CUDA Stencil Loop Performance

Maximum values:
- Single: (32, 32, 32, 32, 8, 1):
  25.1 Gflops
- Double: (32, 32, 64, 16, 16, 1):
  12.9 Gflops
Comparison Vs. Hand-Tuned 7-Point Heat Equation Code

- Hand-tuned code with hard-coded data and thread block sizes achieves 76 Gflops single precision and 27 Gflops double precision.
- Hand-tuned code leverages non-generalizable heuristics for maximum performance:
  - Some data are kept in registers instead of shared memory.
  - Circular queue is only one plane wide, so no circular addressing required.

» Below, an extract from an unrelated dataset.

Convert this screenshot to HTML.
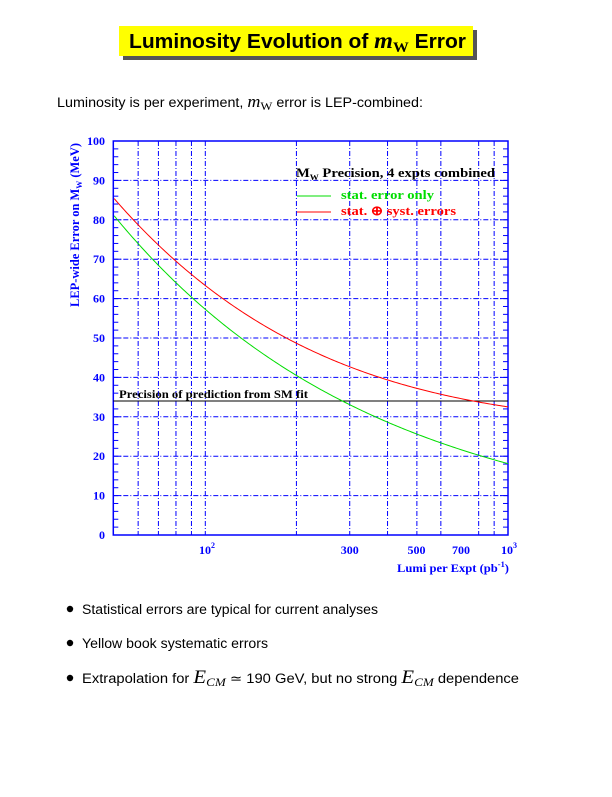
<!DOCTYPE html>
<html><head><meta charset="utf-8"><style>
body{margin:0;background:#fff;}
.t{font-family:"Liberation Sans",sans-serif;}
.s{font-family:"Liberation Serif",serif;}
</style></head><body>
<svg id="g" width="612" height="792" viewBox="0 0 612 792" xmlns="http://www.w3.org/2000/svg">
<rect x="123" y="30" width="354" height="30" fill="#555"/>
<rect x="119" y="26" width="354" height="30" fill="#ffff00"/>
<text x="129" y="48" class="t" font-size="20" font-weight="bold" textLength="337" lengthAdjust="spacingAndGlyphs">Luminosity Evolution of <tspan class="s" font-style="italic" font-size="23">m</tspan><tspan class="s" font-size="15" dy="4">W</tspan><tspan dy="-4"> Error</tspan></text>
<text x="57" y="107" class="t" font-size="13.5" textLength="366" lengthAdjust="spacingAndGlyphs">Luminosity is per experiment, <tspan class="s" font-style="italic" font-size="17">m</tspan><tspan class="s" font-size="12" dy="3">W</tspan><tspan dy="-3"> error is LEP-combined:</tspan></text>
<g id="grid" stroke="#0000ff" stroke-width="1" stroke-dasharray="5,2,1,2" fill="none"></g>
<rect x="113.3" y="141" width="394.7" height="394" fill="none" stroke="#0000ff" stroke-width="1.5"/>
<g id="ticks" stroke="#0000ff" stroke-width="1"></g>
<g id="ylab" class="s" font-size="12" font-weight="bold" fill="#0000ff" text-anchor="end"></g>
<line x1="113.3" y1="401" x2="508" y2="401" stroke="#000" stroke-width="1"/>
<text x="119" y="398" class="s" font-size="12" font-weight="bold" textLength="189" lengthAdjust="spacingAndGlyphs">Precision of prediction from SM fit</text>
<path id="gr" fill="none" stroke="#00dd00" stroke-width="1"/>
<path id="rd" fill="none" stroke="#ff0000" stroke-width="1"/>
<text x="296" y="177" class="s" font-size="13" font-weight="bold" textLength="199" lengthAdjust="spacingAndGlyphs">M<tspan font-size="8" dy="3">W</tspan><tspan dy="-3"> Precision, 4 expts combined</tspan></text>
<line x1="297" y1="196" x2="331" y2="196" stroke="#00dd00"/>
<text x="341" y="199" class="s" font-size="13" font-weight="bold" fill="#00dd00" textLength="93" lengthAdjust="spacingAndGlyphs">stat. error only</text>
<line x1="297" y1="212" x2="331" y2="212" stroke="#ff0000"/>
<text x="341" y="215" class="s" font-size="13" font-weight="bold" fill="#ff0000" textLength="115" lengthAdjust="spacingAndGlyphs">stat. ⊕ syst. errors</text>
<g class="s" font-size="12" font-weight="bold" fill="#0000ff" text-anchor="middle">
<text x="207" y="554">10<tspan font-size="8" dy="-6">2</tspan></text>
<text x="349.7" y="554">300</text>
<text x="416.5" y="554">500</text>
<text x="461" y="554">700</text>
<text x="509" y="554">10<tspan font-size="8" dy="-6">3</tspan></text>
<text x="453" y="572" textLength="112" lengthAdjust="spacingAndGlyphs">Lumi per Expt (pb<tspan font-size="8" dy="-5">-1</tspan><tspan dy="5">)</tspan></text>
</g>
<text transform="translate(79,225) rotate(-90)" text-anchor="middle" class="s" font-size="12.5" font-weight="bold" fill="#0000ff" textLength="164" lengthAdjust="spacingAndGlyphs">LEP-wide Error on M<tspan font-size="8" dy="3">W</tspan><tspan dy="-3"> (MeV)</tspan></text>
<g class="t" font-size="13.5">
<circle cx="70" cy="609" r="3.2"/><text x="82" y="614" textLength="296" lengthAdjust="spacingAndGlyphs">Statistical errors are typical for current analyses</text>
<circle cx="70" cy="643" r="3.2"/><text x="82" y="648" textLength="186" lengthAdjust="spacingAndGlyphs">Yellow book systematic errors</text>
<circle cx="70" cy="678" r="3.2"/><text x="82" y="683" textLength="437" lengthAdjust="spacingAndGlyphs">Extrapolation for <tspan class="s" font-style="italic" font-size="19">E</tspan><tspan class="s" font-style="italic" font-size="12" dy="3">CM</tspan><tspan dy="-3"> ≃ 190 GeV, but no strong </tspan><tspan class="s" font-style="italic" font-size="19">E</tspan><tspan class="s" font-style="italic" font-size="12" dy="3">CM</tspan><tspan dy="-3"> dependence</tspan></text>
</g>
</svg>
<script>
var NS="http://www.w3.org/2000/svg";
function X(L){return 205.3+302.7*Math.log10(L/100);}
function Y(v){return 535-v*3.94;}
function el(p,t,a){var e=document.createElementNS(NS,t);for(var k in a)e.setAttribute(k,a[k]);p.appendChild(e);return e;}
var g=document.getElementById('grid'),tk=document.getElementById('ticks'),yl=document.getElementById('ylab');
[60,70,80,90,100,200,300,400,500,600,800,900].forEach(function(L){var x=X(L);el(g,'line',{x1:x,y1:141,x2:x,y2:535});});
for(var v=10;v<100;v+=10){el(g,'line',{x1:113.3,y1:Y(v),x2:508,y2:Y(v)});}
for(var v=0;v<=100;v+=2){var big=v%10==0;var l=big?8:5;el(tk,'line',{x1:113.3,y1:Y(v),x2:113.3+l,y2:Y(v)});el(tk,'line',{x1:508,y1:Y(v),x2:508-l,y2:Y(v)});}
for(var v=0;v<=100;v+=10){var t=el(yl,'text',{x:105,y:Y(v)+4});t.textContent=v;}
var pg="",pr="";
for(var i=0;i<=200;i++){var L=50*Math.pow(20,i/200);var s=81*Math.sqrt(50/L);var r=Math.sqrt(s*s+27*27);
pg+=(i?"L":"M")+X(L).toFixed(2)+" "+Y(s).toFixed(2);pr+=(i?"L":"M")+X(L).toFixed(2)+" "+Y(r).toFixed(2);}
document.getElementById('gr').setAttribute('d',pg);document.getElementById('rd').setAttribute('d',pr);
</script>
</body></html>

- Our framework must work for generalized stencils:
  - One possible solution: try to recognize special cases and implement applicable heuristics.

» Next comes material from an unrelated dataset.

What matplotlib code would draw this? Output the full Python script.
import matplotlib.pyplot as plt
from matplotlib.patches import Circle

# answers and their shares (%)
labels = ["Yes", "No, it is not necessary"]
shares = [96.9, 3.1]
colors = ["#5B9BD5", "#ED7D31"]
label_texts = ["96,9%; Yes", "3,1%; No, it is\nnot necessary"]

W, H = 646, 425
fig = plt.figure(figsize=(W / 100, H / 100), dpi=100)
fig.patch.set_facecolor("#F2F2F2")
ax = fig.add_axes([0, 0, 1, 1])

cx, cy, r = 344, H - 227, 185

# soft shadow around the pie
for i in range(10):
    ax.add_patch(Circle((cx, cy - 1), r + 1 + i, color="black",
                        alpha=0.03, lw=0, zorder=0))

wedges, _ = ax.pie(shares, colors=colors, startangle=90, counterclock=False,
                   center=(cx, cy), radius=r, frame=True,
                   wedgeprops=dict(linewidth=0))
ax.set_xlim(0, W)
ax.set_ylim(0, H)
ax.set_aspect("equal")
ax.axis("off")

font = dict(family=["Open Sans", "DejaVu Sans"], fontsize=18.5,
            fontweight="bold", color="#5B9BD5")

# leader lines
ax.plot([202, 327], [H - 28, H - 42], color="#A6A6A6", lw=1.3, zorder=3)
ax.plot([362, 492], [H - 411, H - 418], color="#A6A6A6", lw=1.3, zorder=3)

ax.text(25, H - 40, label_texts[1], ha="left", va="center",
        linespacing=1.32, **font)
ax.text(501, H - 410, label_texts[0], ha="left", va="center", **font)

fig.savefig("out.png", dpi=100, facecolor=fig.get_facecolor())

  - Can default to general case.
Future Work

- Finish shared memory version of CUDA code
  - Reduce global device memory communication
  - Increase computational overhead
- Extend code generation framework to support pthreads on SMPs and chip multiprocessors
  - Can use same domain decomposition as CUDA
- Identify cases where we can exploit heuristics used in the hand-tuned version
- Reproduce all capabilities of the autotuning strategies previously presented by our group
We have built a framework that takes maintainable Fortran code and produces tuned versions of that code in C and CUDA. This work generalizes existing work (that uses perl scripts) to accommodate a broader range of stencil kernels. Performance is already reasonably good given the generality of framework.